1.7 billion "anonymous" comments from 5% of the internet

A sends:

1.7 billion "anonymous" comments from 5% of the internet

All in one searchable database:

Cryptome: What will this be used for?


It depends on who the user is. Law enforcement and private investigators will use the information to try to:

1. Identify individuals based on behavioral analysis of comments, etc.

2. De-anonymize individuals and leverage this information on other platforms, i.e. checking identical/similar usernames and using the behavioral analysis to predict other (online or offline) hangouts and activities in order to build a more complete picture.

Sociologists and psychologists will use it to build behavioral models for individuals acting as individuals and for ad-hoc groups of individuals without any external organization, goal, etc.

Members of the public and historians will use it to look at and for public figures and to better understand them.

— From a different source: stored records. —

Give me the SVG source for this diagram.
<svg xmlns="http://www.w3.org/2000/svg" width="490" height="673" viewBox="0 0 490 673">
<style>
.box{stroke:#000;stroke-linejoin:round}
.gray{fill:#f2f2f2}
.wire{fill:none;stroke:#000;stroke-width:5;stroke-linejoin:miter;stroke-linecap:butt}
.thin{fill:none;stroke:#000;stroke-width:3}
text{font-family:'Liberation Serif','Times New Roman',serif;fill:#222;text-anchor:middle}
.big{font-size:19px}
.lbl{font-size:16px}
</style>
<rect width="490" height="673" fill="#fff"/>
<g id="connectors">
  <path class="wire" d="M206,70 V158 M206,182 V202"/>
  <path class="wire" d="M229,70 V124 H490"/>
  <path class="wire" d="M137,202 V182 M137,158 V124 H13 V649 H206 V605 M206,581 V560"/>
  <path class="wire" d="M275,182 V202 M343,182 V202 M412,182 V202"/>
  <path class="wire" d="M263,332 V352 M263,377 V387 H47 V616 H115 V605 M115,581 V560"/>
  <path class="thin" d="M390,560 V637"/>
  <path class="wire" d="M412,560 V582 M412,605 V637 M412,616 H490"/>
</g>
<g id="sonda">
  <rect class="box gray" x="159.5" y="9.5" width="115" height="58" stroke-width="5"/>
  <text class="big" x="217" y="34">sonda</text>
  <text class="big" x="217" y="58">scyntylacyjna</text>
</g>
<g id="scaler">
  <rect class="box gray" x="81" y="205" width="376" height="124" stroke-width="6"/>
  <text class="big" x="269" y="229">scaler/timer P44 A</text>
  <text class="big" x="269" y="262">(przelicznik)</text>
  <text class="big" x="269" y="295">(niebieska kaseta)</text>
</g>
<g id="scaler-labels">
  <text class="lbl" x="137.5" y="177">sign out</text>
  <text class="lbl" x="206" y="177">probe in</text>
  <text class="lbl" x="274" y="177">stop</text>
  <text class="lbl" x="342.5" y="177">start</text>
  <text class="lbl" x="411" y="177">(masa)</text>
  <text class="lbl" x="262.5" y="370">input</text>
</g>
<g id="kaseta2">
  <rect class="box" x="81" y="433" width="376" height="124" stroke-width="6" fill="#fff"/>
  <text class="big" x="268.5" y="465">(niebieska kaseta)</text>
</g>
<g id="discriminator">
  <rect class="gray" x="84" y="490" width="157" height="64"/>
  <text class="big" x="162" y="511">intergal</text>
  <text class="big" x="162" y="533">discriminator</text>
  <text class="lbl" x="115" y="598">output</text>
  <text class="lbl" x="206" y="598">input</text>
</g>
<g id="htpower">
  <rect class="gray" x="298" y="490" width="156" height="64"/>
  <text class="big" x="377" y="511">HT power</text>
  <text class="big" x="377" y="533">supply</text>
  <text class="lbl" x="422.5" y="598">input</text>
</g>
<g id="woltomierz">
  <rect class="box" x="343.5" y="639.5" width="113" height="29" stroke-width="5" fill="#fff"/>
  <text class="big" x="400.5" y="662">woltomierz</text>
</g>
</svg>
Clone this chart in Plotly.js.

More importantly, the public should use this database as a wake-up call that the driving force behind Big Data isn't Big Brother - it's the masses. Between this and the Dark Net Market archives and some other releases in the last few weeks, it's becoming more apparent that the "right to be forgotten" may be recognized by some governments but private individuals and researchers, not just megacorps, remain major obstacles to it.

This is, simply put, the biggest example of open source SIGINT to date. The fact that it was done legally and openly, and not as the result of a hack or data leak, may make it seem less newsworthy - but if anything, it makes even more alarming to privacy advocates. It's not a one-off either, it's just one of the biggest signposts we've seen so far.